Fears over virus surge in Sarawak as Chap Goh Meh nears


Sim Kui Hian, an adviser to the Sarawak government on Covid-19 pandemic management, warns Chap Goh Meh could be a potential hot bed event for Covid-19 transmissions. – The Malaysian Insight file pic, February 25, 2021.

WITH Chap Goh Meh, the last day of Chinese New Year, tomorrow, a key adviser on the management of the Covid-19 pandemic to the Sarawak government fears there could be a surge of new cases in the state after tomorrow.

“Chap Goh Meh will be another hot bed event for Covid-19 transmission,” state Housing and Local Government Minister Dr Sim Hui Kian, wrote on his Facebook.

He said that contact tracing in the past two weeks had indicated that social gatherings at bistros, food and beverage outlets and private residence in conjunction with the Chinese New Year celebration was “an important contributing factor for a large surge of cases in Kuching-Samarahan areas”.

Even though he did not mention it, Sim was alluding to the new Jalan Muhibbah cluster in the rural town of Betong where a private pre-new year gathering had infected more than 23 people, including the 55-year-old index case, as of yesterday. 

Some 209 people who were at the gathering or have come into contact with them after the gathering have been screened for the virus.

Sixty-six have been found to be negative but another 120 are still awaiting their test results.

Sim, an adviser in the state disaster management committee, said “positive cases have been repeatedly found in socio-cultural events associated with large gatherings”, which puts everyone in the community at risk.

He also dismissed the notion by some that only people who were unwell should be worried about Covid-19.

Sim added that many people have also simply ruled out the possibility of getting Covid-19 as they remain well despite having been identified as a close contact to a positive case. 

“Covid-19 could have been spread far and wide in our community by a seemingly well person.

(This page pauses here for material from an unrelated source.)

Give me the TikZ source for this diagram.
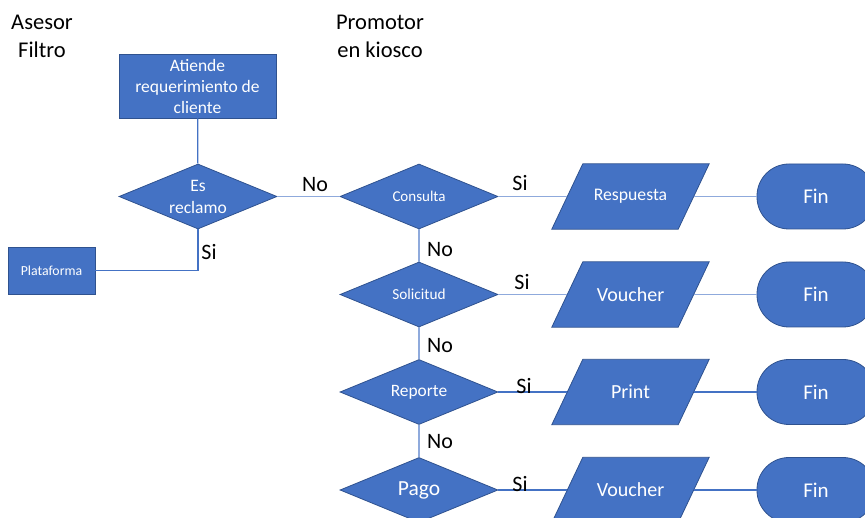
\documentclass[tikz,border=0pt]{standalone}
\usepackage{fontspec}
\setmainfont{Carlito}
\usetikzlibrary{shapes.geometric,backgrounds}
\definecolor{fillb}{HTML}{4472C4}
\definecolor{edgeb}{HTML}{2F528F}
\definecolor{lineb}{HTML}{4472C4}
\definecolor{linel}{HTML}{8FAADC}
\newcommand{\fsz}[1]{\fontsize{#1}{1.2\dimexpr #1pt\relax}\selectfont}
\newcommand{\paragram}[1]{\filldraw[parashape] ([xshift=-15.5pt]#1.south west) -- ([xshift=-15.5pt]#1.south east) -- ([xshift=15.5pt]#1.north east) -- ([xshift=15.5pt]#1.north west) -- cycle;}
\begin{document}
\begin{tikzpicture}[x=1pt,y=-1pt,
  shapebase/.style={fill=fillb,draw=edgeb,line width=0.8pt,text=white,inner sep=0pt,align=center},
  procbox/.style={shapebase,rectangle},
  decision/.style={shapebase,diamond,aspect=2.43,minimum width=158pt,minimum height=65pt},
  iobox/.style={rectangle,text=white,inner sep=0pt,align=center,minimum width=126pt,minimum height=65pt,font=\fsz{20}},
  parashape/.style={fill=fillb,draw=edgeb,line width=0.8pt},
  endbox/.style={shapebase,rectangle,rounded corners=32pt,minimum width=118pt,minimum height=65pt,font=\fsz{21}},
  branchtxt/.style={inner sep=0pt,font=\fsz{22}},
  titletxt/.style={inner sep=0pt,align=center,font=\fontsize{22.5}{28}\selectfont},
  conn/.style={draw=lineb,line width=1.2pt},
  connl/.style={draw=linel,line width=1.5pt}]
\useasboundingbox (0,0) rectangle (865,518);

\node[titletxt] (asesor) at (42,36) {Asesor\\Filtro};
\node[titletxt] (promotor) at (380,36) {Promotor\\en kiosco};

\node[procbox,minimum width=157pt,minimum height=64pt,font=\fontsize{17.5}{21}\selectfont] (atiende) at (197.5,86) {Atiende\\requerimiento de\\cliente};
\node[decision,font=\fontsize{17.5}{22}\selectfont] (esrec) at (198,196.5) {Es\\reclamo};
\node[procbox,minimum width=87pt,minimum height=47pt,font=\fsz{13.8}] (plat) at (51.5,270.5) {Plataforma};

\node[decision,font=\fsz{15}] (cons) at (419,196.5) {Consulta};
\node[iobox,font=\fsz{17.7}] (resp) at (630.5,196.5) {Respuesta};
\node[endbox] (fin1) at (816,196.5) {Fin};

\node[decision,font=\fsz{15.3}] (sol) at (419,294.5) {Solicitud};
\node[iobox] (vou1) at (630.5,294.5) {Voucher};
\node[endbox] (fin2) at (816,294.5) {Fin};

\node[decision,font=\fsz{17.4}] (rep) at (419,392) {Reporte};
\node[iobox] (print) at (630.5,392) {Print};
\node[endbox] (fin3) at (816,392) {Fin};

\node[decision,font=\fsz{21.5}] (pago) at (419,490) {Pago};
\node[iobox] (vou2) at (630.5,490) {Voucher};
\node[endbox] (fin4) at (816,490) {Fin};

\begin{scope}[on background layer]
  \paragram{resp}
  \paragram{vou1}
  \paragram{print}
  \paragram{vou2}
\end{scope}

\draw[conn] (atiende) -- (esrec);
\draw[conn] (esrec.south) |- (plat.east);
\draw[connl] (esrec) -- (cons);
\draw[connl] (cons) -- (resp);
\draw[connl] (resp) -- (fin1);
\draw[connl] (cons) -- (sol);
\draw[connl] (sol) -- (vou1);
\draw[connl] (vou1) -- (fin2);
\draw[connl] (sol) -- (rep);
\draw[conn] (rep) -- (print);
\draw[conn] (print) -- (fin3);
\draw[connl] (rep) -- (pago);
\draw[conn] (pago) -- (vou2);
\draw[conn] (vou2) -- (fin4);

\node[branchtxt] (si0) at (209,252) {Si};
\node[branchtxt] (no0) at (315,185) {No};
\node[branchtxt] (si1) at (520,183) {Si};
\node[branchtxt] (no1) at (440,250) {No};
\node[branchtxt] (si2) at (522,282) {Si};
\node[branchtxt] (no2) at (440,346) {No};
\node[branchtxt] (si3) at (524,386) {Si};
\node[branchtxt] (no3) at (440,442) {No};
\node[branchtxt] (si4) at (520,484) {Si};
\end{tikzpicture}
\end{document}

Besides that, many cases generated through such individuals would have seemed to have come from an unknown source,” he said. 

The implication, he said, was that those infected would expose family members and friends who are at risk of developing even severe symptoms. 

“We have seen some who had already recovered from these symptoms by the time they were tracked down by contact tracers. They only admitted to have had such symptoms after they were traced through a positive case friend or relative. 

“Indeed these individuals were the most likely source of infection of their positive case friend (and) family member,” he said. 

“This is why we need everyone to do it together, each one of us to be the police and wake up to the facts that no one is immune to Covid-19.”

He said Sarawakians could expect this trend of infection to continue “till most of us are vaccinated”. 

Sarawak’s mass vaccination drive begins tomorrow. – February 25, 2021.